** Begin Given information **

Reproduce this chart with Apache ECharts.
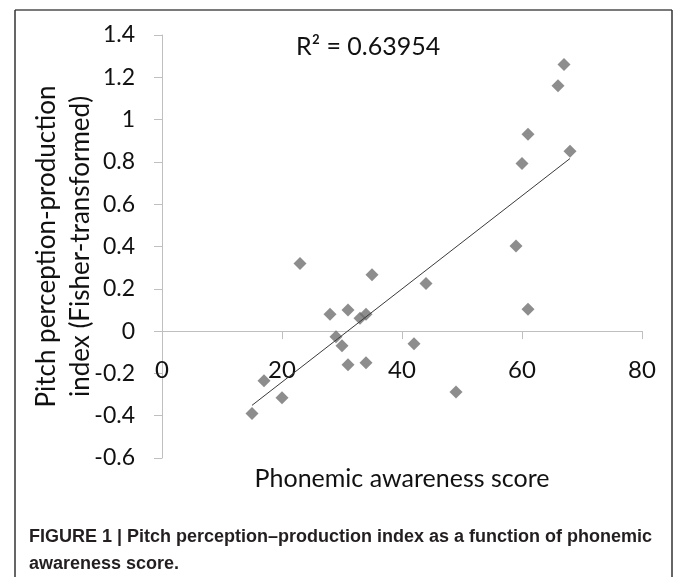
<!DOCTYPE html>
<html>
<head>
<meta charset="utf-8">
<script src="https://cdn.jsdelivr.net/npm/echarts@6/dist/echarts.min.js"></script>
<style>
  body { margin: 0; background: #fff; }
  #chart { width: 675px; height: 577px; }
</style>
</head>
<body>
<div id="chart"></div>
<script>
// phonemic awareness score (x) vs pitch perception-production index (y)
const scoreX = [15, 17, 20, 23, 28, 29, 30, 31, 31, 33, 34, 34, 35, 42, 44, 49, 59, 60, 61, 61, 66, 67, 68]
const indexY = [-0.39, -0.235, -0.315, 0.32, 0.08, -0.027, -0.069, 0.1, -0.159, 0.061, 0.08, -0.15, 0.266, -0.06, 0.225, -0.288, 0.402, 0.793, 0.931, 0.103, 1.16, 1.26, 0.85]
// linear trendline end points as drawn
const trendX = [15, 68]
const trendY = [-0.351, 0.816]
const xTicks = [0, 20, 40, 60, 80]
const yTicks = [-0.6, -0.4, -0.2, 0, 0.2, 0.4, 0.6, 0.8, 1, 1.2, 1.4]
const rSquared = 'R² = 0.63954'

const font = 'Lato, "Open Sans", sans-serif'
const chart = echarts.init(document.getElementById('chart'), null, { renderer: 'canvas' })

chart.setOption({
  animation: false,
  backgroundColor: '#fff',
  grid: { left: 162, right: 33, top: 35, bottom: 119, containLabel: false, outerBoundsMode: 'none' },
  title: [{
    text: rSquared,
    left: 291,
    top: 29,
    textStyle: { fontFamily: font, fontSize: 25, fontWeight: 'normal', color: '#111' }
  }, {
    text: 'FIGURE 1 | Pitch perception\u2013production index as a function of phonemic\nawareness score.',
    left: 24,
    top: 519,
    textStyle: {
      fontFamily: '"Liberation Sans Narrow", "Liberation Sans", sans-serif',
      fontSize: 18,
      fontWeight: 'bold',
      color: '#231f20',
      lineHeight: 27
    }
  }],
  graphic: [
    { type: 'line', shape: { x1: 15, y1: 10, x2: 672, y2: 10 }, style: { stroke: '#7a7a7a', lineWidth: 2 } },
    { type: 'line', shape: { x1: 15, y1: 10, x2: 15, y2: 577 }, style: { stroke: '#333', lineWidth: 1.5 } },
    { type: 'line', shape: { x1: 672, y1: 10, x2: 672, y2: 577 }, style: { stroke: '#333', lineWidth: 1.5 } }
  ],
  xAxis: {
    type: 'value',
    min: xTicks[0],
    max: xTicks[xTicks.length - 1],
    interval: 20,
    name: 'Phonemic awareness score',
    nameLocation: 'middle',
    nameGap: 8,
    nameTextStyle: { fontFamily: font, fontSize: 25, color: '#111' },
    axisLine: { onZero: true, lineStyle: { color: '#bfbfbf', width: 1 } },
    axisTick: { show: true, length: 8, lineStyle: { color: '#bfbfbf' } },
    // labels sit just under the zero line, as in the original
    axisLabel: { fontFamily: font, fontSize: 24, color: '#111', margin: -100 },
    splitLine: { show: false }
  },
  yAxis: {
    type: 'value',
    min: yTicks[0],
    max: yTicks[yTicks.length - 1],
    interval: 0.2,
    name: 'Pitch perception-production\nindex (Fisher-transformed)',
    nameLocation: 'middle',
    nameRotate: 90,
    nameGap: 64,
    nameMoveOverlap: false,
    nameTextStyle: { fontFamily: font, fontSize: 26, color: '#111', lineHeight: 34 },
    axisLine: { show: true, onZero: false, lineStyle: { color: '#bfbfbf', width: 1 } },
    axisTick: { show: true, length: 8, lineStyle: { color: '#bfbfbf' } },
    axisLabel: { fontFamily: font, fontSize: 23, color: '#111', margin: 27 },
    splitLine: { show: false }
  },
  series: [{
    type: 'scatter',
    symbol: 'diamond',
    symbolSize: 13,
    itemStyle: { color: '#717171' },
    data: scoreX.map((x, i) => [x, indexY[i]])
  }, {
    type: 'line',
    symbol: 'none',
    lineStyle: { color: '#3a3a3a', width: 1 },
    data: trendX.map((x, i) => [x, trendY[i]])
  }]
})
</script>
</body>
</html>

** End Given information **

## [Challenge]
Each line from the top of the material through the line containing "const rSquared = 'R² = 0.63954'" should be reproduced exactly; please drop any images.

## [Response]
Reproduce this chart with Apache ECharts.
<!DOCTYPE html>
<html>
<head>
<meta charset="utf-8">
<script src="https://cdn.jsdelivr.net/npm/echarts@6/dist/echarts.min.js"></script>
<style>
  body { margin: 0; background: #fff; }
  #chart { width: 675px; height: 577px; }
</style>
</head>
<body>
<div id="chart"></div>
<script>
// phonemic awareness score (x) vs pitch perception-production index (y)
const scoreX = [15, 17, 20, 23, 28, 29, 30, 31, 31, 33, 34, 34, 35, 42, 44, 49, 59, 60, 61, 61, 66, 67, 68]
const indexY = [-0.39, -0.235, -0.315, 0.32, 0.08, -0.027, -0.069, 0.1, -0.159, 0.061, 0.08, -0.15, 0.266, -0.06, 0.225, -0.288, 0.402, 0.793, 0.931, 0.103, 1.16, 1.26, 0.85]
// linear trendline end points as drawn
const trendX = [15, 68]
const trendY = [-0.351, 0.816]
const xTicks = [0, 20, 40, 60, 80]
const yTicks = [-0.6, -0.4, -0.2, 0, 0.2, 0.4, 0.6, 0.8, 1, 1.2, 1.4]
const rSquared = 'R² = 0.63954'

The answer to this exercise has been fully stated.